Appellee asserts that the trial court is not required to issue findings of fact and conclusions of law because the appellant's motion is not for postconviction relief. Appellee notes that the motion was filed "before the [appellant] entered into the plea agreement for which he was ultimately sentenced." However, according to the Notice of Appeal, the judgment appealed in this case was entered on October 5, 2009. The entry filed that day involved appellant's "petition to vacate or set aside sentence." Appellant filed that petition on July 21, 2009, a little over two months after the May 14, 2009 judgment of conviction and sentence. The trial court proceedings apparently were for postconviction relief and, pursuant to R.C. 2953.21, a trial court is required to make findings of fact and conclusions of law if it overrules the motion.

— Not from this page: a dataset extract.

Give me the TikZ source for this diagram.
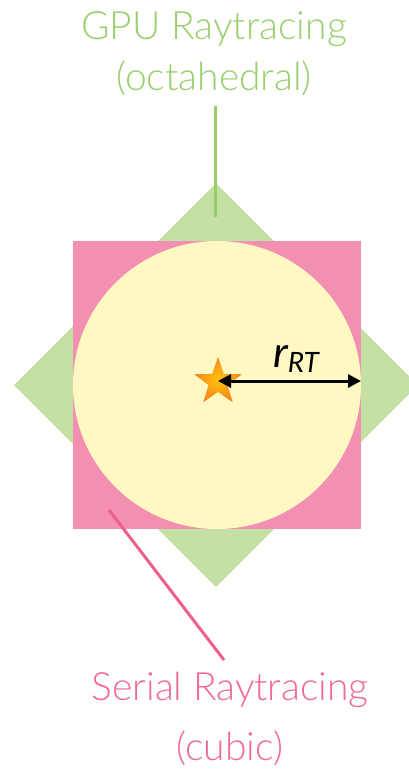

{¶ 6} Accordingly, because we have no final appealable order in this case, we are without jurisdiction to consider the appeal and we must dismiss this appeal.
APPEAL DISMISSED.
JUDGMENT ENTRY
It is ordered that the appeal be dismissed and appellee recover of appellant the costs herein taxed.
The Court finds there were reasonable grounds for this appeal. It is ordered that a special mandate issue out of this Court directing the Scioto County Common Pleas Court to carry this judgment into execution.
A certified copy of this entry shall constitute that mandate pursuant to Rule 27 of the Rules of Appellate Procedure.